Automaker’s move comes after a year-long wait for government approvals after India decided to scrutinise Chinese investments more closely, Reuters said.
Great Wall has also tasked James Yang, its India president since last year, with the responsibility of assisting with operations in the Latin American nation, said the sources, who have direct knowledge of the matter.
“Brazil is almost a done deal and it did not make sense to keep the funds blocked for India,” said one of the sources, explaining the rationale for the change of focus.
Great Wall’s move is a fallout of India’s decision in April 2020 to more closely scrutinise investments from China, the sources said, as part of a crackdown that followed a border clash between the two Asian giants.
Just two months before, amid the fanfare of India’s biennial car show, Great Wall had said it would invest $1bn to build cars there, by buying a former General Motors (GM) factory, as well as making batteries and car parts.

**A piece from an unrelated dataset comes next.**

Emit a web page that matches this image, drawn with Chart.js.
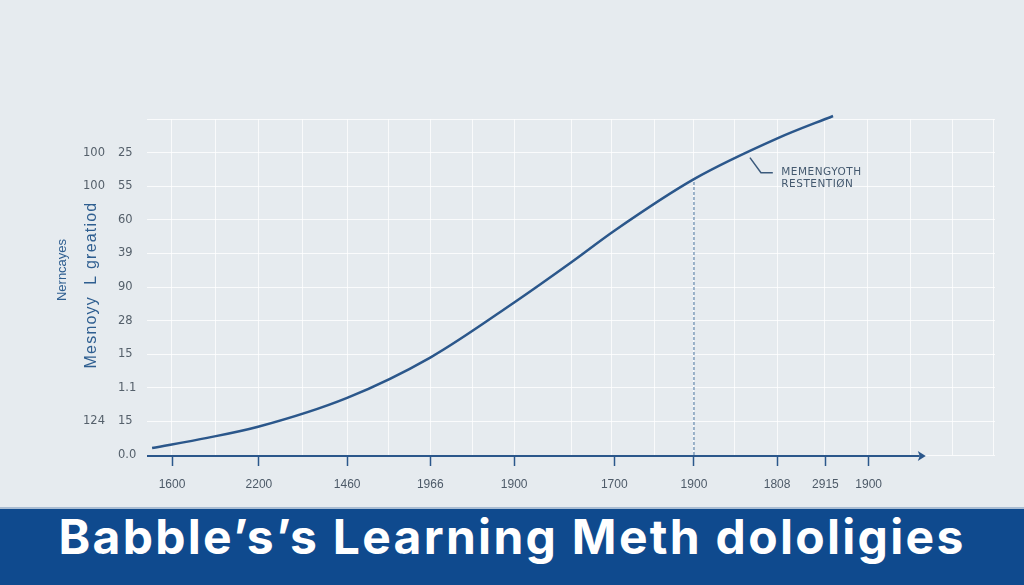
<!DOCTYPE html>
<html>
<head>
<meta charset="utf-8">
<script src="https://cdn.jsdelivr.net/npm/chart.js@4"></script>
<style>
  html, body { margin: 0; padding: 0; background: #e6ebef; }
  #wrap { width: 1024px; height: 507px; position: relative; }
  #banner {
    width: 1024px; height: 78px; background: #0f4a8e; color: #fff;
    font-family: Inter, Roboto, sans-serif; font-weight: 700; font-size: 48px;
    text-align: center; line-height: 56px; letter-spacing: 2.3px;
    border-top: 2px solid #a9bcd2; box-sizing: border-box;
  }
</style>
</head>
<body>
<div id="wrap"><canvas id="myChart" width="1024" height="507"></canvas></div>
<div id="banner">Babble’s’s Learning Meth dololigies</div>
<script>
// curve (x in axis units 0-100, y in grid steps 0-10)
const curveX = [0.6, 7.1, 13.1, 23.6, 33.4, 43.3, 50.0, 55.2, 64.5, 74.4, 80.9];
const curveY = [0.21, 0.51, 0.84, 1.70, 2.90, 4.54, 5.73, 6.69, 8.21, 9.43, 10.09];

// marker drop line
const markerX = 64.5;
const markerY = 8.21;

// x axis labels and where they sit
const xTickPos = [2.95, 13.2, 23.6, 33.4, 43.3, 55.1, 64.5, 74.3, 80.0, 85.1];
const xTickLabels = ['1600', '2200', '1460', '1966', '1900', '1700', '1900', '1808', '2915', '1900'];
const xGridPos = [2.9, 8.1, 13.1, 18.3, 23.6, 28.5, 33.4, 38.4, 43.3, 50.0, 54.8, 59.9, 64.5, 69.3, 74.4, 79.9, 85.0, 90.0, 95.0, 99.8];
const xArrowEnd = 91.6;

// y axis labels (two columns), bottom to top
const yTickPos = [0, 1, 2, 3, 4, 5, 6, 7, 8, 9, 10];
const yRightLabels = ['0.0', '15', '1.1', '15', '28', '90', '39', '60', '55', '25', ''];
const yLeftLabels = ['', '124', '', '', '', '', '', '', '100', '100', ''];

const yTitleInner = 'Mesnoyy  L greatiod';
const yTitleOuter = 'Nerncayes';
const noteLines = ['MEMENGYOTH', 'RESTENTIØN'];

const ink = '#2b578b';

const extras = {
    id: 'extras',
    afterDatasetsDraw(chart) {
        const ctx = chart.ctx;
        const x = chart.scales.x, y = chart.scales.y;
        const area = chart.chartArea;
        ctx.save();

        // x axis line with arrow
        const y0 = y.getPixelForValue(0) + 1;
        const xEnd = x.getPixelForValue(xArrowEnd);
        ctx.strokeStyle = ink;
        ctx.fillStyle = ink;
        ctx.lineWidth = 2;
        ctx.beginPath();
        ctx.moveTo(area.left, y0);
        ctx.lineTo(xEnd - 4, y0);
        ctx.stroke();
        ctx.beginPath();
        ctx.moveTo(xEnd + 2, y0);
        ctx.lineTo(xEnd - 6, y0 - 5);
        ctx.lineTo(xEnd - 4, y0);
        ctx.lineTo(xEnd - 6, y0 + 5);
        ctx.closePath();
        ctx.fill();

        // note leader and text
        ctx.strokeStyle = '#3b5a7c';
        ctx.lineWidth = 1.5;
        ctx.beginPath();
        ctx.moveTo(x.getPixelForValue(71.1), y.getPixelForValue(8.85));
        ctx.lineTo(x.getPixelForValue(72.4), y.getPixelForValue(8.40));
        ctx.lineTo(x.getPixelForValue(73.8), y.getPixelForValue(8.40));
        ctx.stroke();
        ctx.fillStyle = '#44596f';
        ctx.font = '10.5px "DejaVu Sans", sans-serif';
        ctx.textBaseline = 'middle';
        ctx.textAlign = 'left';
        ctx.letterSpacing = '0.5px';
        ctx.fillText(noteLines[0], x.getPixelForValue(74.8), y.getPixelForValue(8.40));
        ctx.fillText(noteLines[1], x.getPixelForValue(74.8), y.getPixelForValue(8.05));

        // rotated y titles
        ctx.fillStyle = '#2e5e90';
        ctx.textAlign = 'center';
        ctx.save();
        ctx.translate(area.left - 55, 285);
        ctx.rotate(-Math.PI / 2);
        ctx.font = '16px "Liberation Sans", Arial, sans-serif';
        ctx.letterSpacing = '1.2px';
        ctx.fillText(yTitleInner, 0, 0);
        ctx.restore();
        ctx.save();
        ctx.translate(area.left - 85, 270);
        ctx.rotate(-Math.PI / 2);
        ctx.font = '13px "Liberation Sans", Arial, sans-serif';
        ctx.letterSpacing = '0px';
        ctx.fillText(yTitleOuter, 0, 0);
        ctx.restore();

        ctx.restore();
    }
};

const ctx = document.getElementById('myChart').getContext('2d');
const chart = new Chart(ctx, {
    type: 'line',
    data: {
        datasets: [{
            label: 'Retention',
            data: curveX.map((v, i) => ({ x: v, y: curveY[i] })),
            borderColor: ink,
            borderWidth: 2.5,
            pointRadius: 0,
            cubicInterpolationMode: 'monotone',
            clip: false
        }, {
            label: 'Marker',
            data: [{ x: markerX, y: 0 }, { x: markerX, y: markerY }],
            borderColor: '#46709c',
            borderWidth: 1,
            borderDash: [3, 2],
            pointRadius: 0
        }]
    },
    options: {
        responsive: false,
        animation: false,
        layout: { padding: { left: 83, right: 29, top: 119, bottom: 0 } },
        plugins: { legend: { display: false }, tooltip: { enabled: false } },
        scales: {
            x: {
                type: 'linear', min: 0, max: 100, position: 'bottom', weight: 0,
                afterBuildTicks: s => { s.ticks = xGridPos.map(v => ({ value: v })); },
                afterFit: s => { s.height = 0; },
                ticks: { display: false },
                grid: { color: 'rgba(255,255,255,0.75)', drawTicks: false },
                border: { display: false }
            },
            x2: {
                type: 'linear', min: 0, max: 100, position: 'bottom', weight: 1,
                afterBuildTicks: s => { s.ticks = xTickPos.map(v => ({ value: v })); },
                afterFit: s => { s.height = 52; },
                ticks: {
                    autoSkip: false, maxRotation: 0, padding: 11,
                    color: '#4d5a68',
                    font: { family: '"Liberation Sans Narrow", "Liberation Sans", sans-serif', size: 12 },
                    callback: (v, i) => xTickLabels[i]
                },
                grid: { drawOnChartArea: false, drawTicks: true, tickLength: 11, tickWidth: 1.5, tickColor: ink },
                border: { display: false }
            },
            y: {
                type: 'linear', min: 0, max: 10, position: 'left', weight: 0,
                afterBuildTicks: s => { s.ticks = yTickPos.map(v => ({ value: v })); },
                afterFit: s => { s.width = 29; },
                ticks: {
                    crossAlign: 'far', padding: 0, color: '#55606b',
                    font: { family: '"DejaVu Sans", sans-serif', size: 11.5 },
                    callback: (v, i) => yRightLabels[i]
                },
                grid: { color: 'rgba(255,255,255,0.8)', drawTicks: false },
                border: { display: false }
            },
            y2: {
                type: 'linear', min: 0, max: 10, position: 'left', weight: 1,
                afterBuildTicks: s => { s.ticks = yTickPos.map(v => ({ value: v })); },
                afterFit: s => { s.width = 35; },
                ticks: {
                    crossAlign: 'far', padding: 0, color: '#55606b',
                    font: { family: '"DejaVu Sans", sans-serif', size: 11.5 },
                    callback: (v, i) => yLeftLabels[i]
                },
                grid: { display: false, drawOnChartArea: false },
                border: { display: false }
            }
        }
    },
    plugins: [extras]
});
</script>
</body>
</html>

Two of the sources said the re-allocated funds, budgeted by Great Wall for India since 2020, would mainly have been used to buy GM’s factory, a cost that sources had earlier put at about $300m.
Great Wall declined to comment. The Indian government did not immediately reply to an email seeking comment.
The step highlights growing nervousness and impatience among Chinese investors, who have seen roughly 150 investment proposals worth more than $2bn held up by India’s slow approvals process, according to industry estimates.
The delays are forcing Great Wall, which was expected to begin selling its India-made Haval brand of SUVs in the country this year, to look at taking a more measured approach.
It may even consider entering the market with a fully-built imported vehicle before starting domestic production, one of the sources said.
“The company will judge the situation before moving forward. What if future approvals get stuck?”
No business as usual
Earlier this year, India had been set to clear about 45 of the investment proposals from China, mainly in manufacturing, but it was not immediately clear how many had been approved.
However, Indian officials say the situation cannot return to business as usual until de-escalation at the border is complete.
The Chinese automaker will also wait for ties between the two nations to improve and for the COVID-19 pandemic to ease in India before speeding up its plans for the market, said a second source.
Great Wall still wants to make cars in India and is now building its supply chain, the source added.
The firm saw India as a key market when it kicked off its global expansion, envisioning its plant in the subcontinent to be its biggest outside China.
Great Wall now makes cars in Russia and Thailand, where it acquired a plant at the time it announced its India plans.
Brazil is the latest market in its global push, where it plans to build its Haval brand of SUVs for domestic sale and export, the sources said.
Great Wall, which sold 1.1 million cars last year, mostly in China, is eyeing an aggressive plan to expand in Asian, European and Latin American markets.
It is developing electric Mini cars with BMW and is building a factory with the German premium carmaker in China.